| Aim of the exercise |
Begin with the first line below and retype each line exactly through the line containing "import plotly.graph_objects as go". Any pictures are to be left out.

** Start of Supplied data **

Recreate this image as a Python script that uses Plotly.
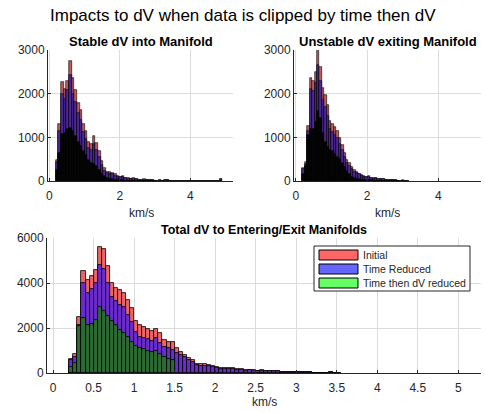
import numpy as np
import plotly.graph_objects as go

# ---------------- data ----------------
# Top-left: Stable dV into Manifold (bin width 0.075, first edge 0.18)
tl_start, tl_width = 0.18, 0.075
tl_initial = [480, 1300, 2270, 2100, 2290, 2740, 2370, 2080, 1790, 1615, 1300, 1140, 900, 850, 1020, 870,
              680, 450, 290, 215, 200, 180, 150, 120, 100, 110, 80, 60, 50, 60, 40, 30, 30, 40, 30, 20,
              15, 10, 10, 15, 10, 30, 25, 0, 0, 0, 0, 0, 0, 0, 0, 0, 0, 0, 0, 0, 0, 0, 0, 0, 0, 0, 40]
tl_time = [430, 1150, 2000, 1880, 2080, 2420, 2000, 1800, 1550, 1400, 1120, 970, 760, 720, 840, 700,
           550, 370, 240, 180, 170, 150, 120, 100, 85, 90, 70, 50, 40, 50, 35, 25, 25, 30, 25, 15,
           12, 8, 8, 12, 8, 25, 20, 0, 0, 0, 0, 0, 0, 0, 0, 0, 0, 0, 0, 0, 0, 0, 0, 0, 0, 0, 35]
tl_timedv = [250, 650, 1080, 1100, 1180, 1220, 1150, 1030, 900, 800, 680, 590, 480, 420, 400, 340,
             260, 170, 110, 70, 50, 40, 30, 20, 15, 15, 10, 8, 6, 6, 4, 3, 3, 3, 2, 1, 1, 1]

# Top-right: Unstable dV exiting Manifold (bin width 0.068, first edge 0.186)
tr_start, tr_width = 0.186, 0.068
tr_initial = [300, 430, 1250, 2370, 2300, 2500, 3050, 2600, 2140, 1980, 1750, 1370, 1300, 1230, 1140,
              985, 830, 640, 485, 410, 310, 250, 215, 170, 140, 120, 100, 110, 70, 60, 80, 50, 40, 45,
              30, 25, 20, 30, 15, 10, 8, 12, 6, 5]
tr_time = [280, 400, 1150, 2100, 2050, 2250, 2650, 2300, 1850, 1700, 1500, 1180, 1120, 1060, 980,
           850, 710, 550, 420, 350, 270, 215, 185, 150, 120, 100, 85, 95, 60, 50, 70, 45, 35, 40,
           25, 22, 18, 25, 12, 8, 6, 10, 5, 4]
tr_timedv = [150, 350, 1050, 1200, 1200, 1350, 1600, 1450, 1100, 900, 780, 720, 680, 620, 560, 500,
             420, 330, 220, 150, 100, 70, 50, 40, 30, 25, 20, 20, 15, 10, 10, 8, 6, 6, 4, 3, 2, 2, 1, 1]

# Bottom: Total dV to Entering/Exit Manifolds (bin width 0.05, first edge 0.20)
bt_start, bt_width = 0.20, 0.05
bt_initial = [610, 850, 2480, 4550, 4130, 4300, 4580, 5600, 5500, 4750, 4000, 3780, 3680, 3560, 3250,
              2870, 2330, 2130, 2050, 1960, 1880, 1950, 1760, 1480, 1400, 1380, 1100, 950, 800, 650,
              580, 420, 390, 400, 370, 330, 280, 230, 220, 220, 210, 180, 160, 130, 150, 120, 110,
              120, 90, 110, 100, 80, 60, 50, 60, 40, 50, 30, 40, 30, 20, 15, 10, 10, 30, 10, 5]
bt_time = [560, 720, 2150, 4000, 3550, 3720, 3980, 4800, 4620, 4000, 3400, 3180, 3030, 2950, 2600,
           2280, 1840, 1620, 1570, 1500, 1440, 1540, 1330, 1150, 1100, 1030, 900, 800, 700, 580,
           500, 350, 320, 330, 300, 280, 240, 200, 190, 190, 180, 150, 140, 110, 130, 100, 95,
           100, 75, 95, 85, 70, 50, 40, 50, 35, 45, 25, 35, 25, 15, 12, 8, 8, 25, 8, 4]
bt_timedv = [280, 430, 2090, 2430, 2130, 2180, 2350, 2950, 2750, 2550, 2330, 2130, 1910, 1790, 1610,
             1390, 1200, 1120, 1050, 1000, 950, 1000, 850, 700, 620, 600]

series_names = ["Initial", "Time Reduced", "Time then dV reduced"]
legend_colors = ["#FF6666", "#6666FF", "#66FF66"]
top_colors = ["#C05A5A", "#4B2896", "#050505"]
bot_colors = ["#EE6464", "#6A2CCB", "#2E6B34"]

W, H = 485, 413
FONT = "Liberation Sans, Arial, sans-serif"
TXT = "#262626"


def centers(start, width, n):
    return start + width * (np.arange(n) + 0.5)


fig = go.Figure()


def add_hist(start, width, vals_list, colors, xa, ya, lw):
    for vals, col, name in zip(vals_list, colors, series_names):
        fig.add_trace(go.Bar(
            x=centers(start, width, len(vals)), y=vals, width=width, name=name,
            marker=dict(color=col, line=dict(color="#000000", width=lw)),
            xaxis=xa, yaxis=ya, showlegend=False))


add_hist(tl_start, tl_width, [tl_initial, tl_time, tl_timedv], top_colors, "x", "y", 0.6)
add_hist(tr_start, tr_width, [tr_initial, tr_time, tr_timedv], top_colors, "x2", "y2", 0.6)
add_hist(bt_start, bt_width, [bt_initial, bt_time, bt_timedv], bot_colors, "x3", "y3", 0.8)


def px_x(p):
    return p / W


def px_y(p):
    return 1 - p / H


ax_common = dict(showgrid=True, gridcolor="#dcdcdc", gridwidth=1, zeroline=False,
                 showline=True, linecolor=TXT, linewidth=1, ticks="inside", ticklen=3,
                 tickcolor=TXT, tickfont=dict(family=FONT, size=12, color=TXT),
                 automargin=False, mirror=False)
x_extra = dict(ticklabelstandoff=4)

fig.update_layout(
    width=W, height=H, margin=dict(l=0, r=0, t=0, b=0),
    paper_bgcolor="white", plot_bgcolor="white", barmode="overlay", bargap=0,
    font=dict(family=FONT, color=TXT),
    xaxis=dict(domain=[px_x(48), px_x(233)], range=[-0.04, 5.21], tickvals=[0, 2, 4], anchor="y", **ax_common, **x_extra),
    yaxis=dict(domain=[px_y(181), px_y(50)], range=[0, 3000], tickvals=[0, 1000, 2000, 3000], anchor="x", **ax_common),
    xaxis2=dict(domain=[px_x(294), px_x(481)], range=[-0.05, 5.2], tickvals=[0, 2, 4], anchor="y2", **ax_common, **x_extra),
    yaxis2=dict(domain=[px_y(181), px_y(50)], range=[0, 3000], tickvals=[0, 1000, 2000, 3000], anchor="x2", **ax_common),
    xaxis3=dict(domain=[px_x(47), px_x(481)], range=[-0.075, 5.28], dtick=0.5, tick0=0, anchor="y3", **ax_common, **x_extra),
    yaxis3=dict(domain=[px_y(373), px_y(238)], range=[0, 6000], tickvals=[0, 2000, 4000, 6000], anchor="x3", **ax_common),
)

ann = []


def text(x, y, s, size, bold=False, xanchor="center", color=None):
    ann.append(dict(x=px_x(x), y=px_y(y), xref="paper", yref="paper", text=("<b>%s</b>" % s) if bold else s,
                    showarrow=False, xanchor=xanchor, yanchor="middle",
                    font=dict(family=FONT, size=size, color=color or TXT)))


text(243, 15, "Impacts to dV when data is clipped by time then dV", 17, color="#000000")
text(141, 41, "Stable dV into Manifold", 13, bold=True, color="#000000")
text(388, 41, "Unstable dV exiting Manifold", 13, bold=True, color="#000000")
text(264, 230, "Total dV to Entering/Exit Manifolds", 12.5, bold=True, color="#000000")
text(141, 213, "km/s", 12)
text(387, 213, "km/s", 12)
text(264, 402, "km/s", 12)

# legend (manual, MATLAB style)
shapes = [dict(type="rect", xref="paper", yref="paper", x0=px_x(314), x1=px_x(470), y0=px_y(291), y1=px_y(246),
               line=dict(color=TXT, width=1), fillcolor="white")]
rows = [255, 269, 283]
for name, col, ry in zip(series_names, legend_colors, rows):
    shapes.append(dict(type="rect", xref="paper", yref="paper", x0=px_x(319), x1=px_x(358),
                       y0=px_y(ry + 5), y1=px_y(ry - 5), line=dict(color="#000000", width=1), fillcolor=col))
    ann.append(dict(x=px_x(361), y=px_y(ry), xref="paper", yref="paper", text=name, showarrow=False,
                    xanchor="left", yanchor="middle", font=dict(family=FONT, size=10.5, color=TXT)))

fig.update_layout(annotations=ann, shapes=shapes)
fig.write_html("out.html")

** End of Supplied data **

| Output of the task |
Recreate this image as a Python script that uses Plotly.
import numpy as np
import plotly.graph_objects as go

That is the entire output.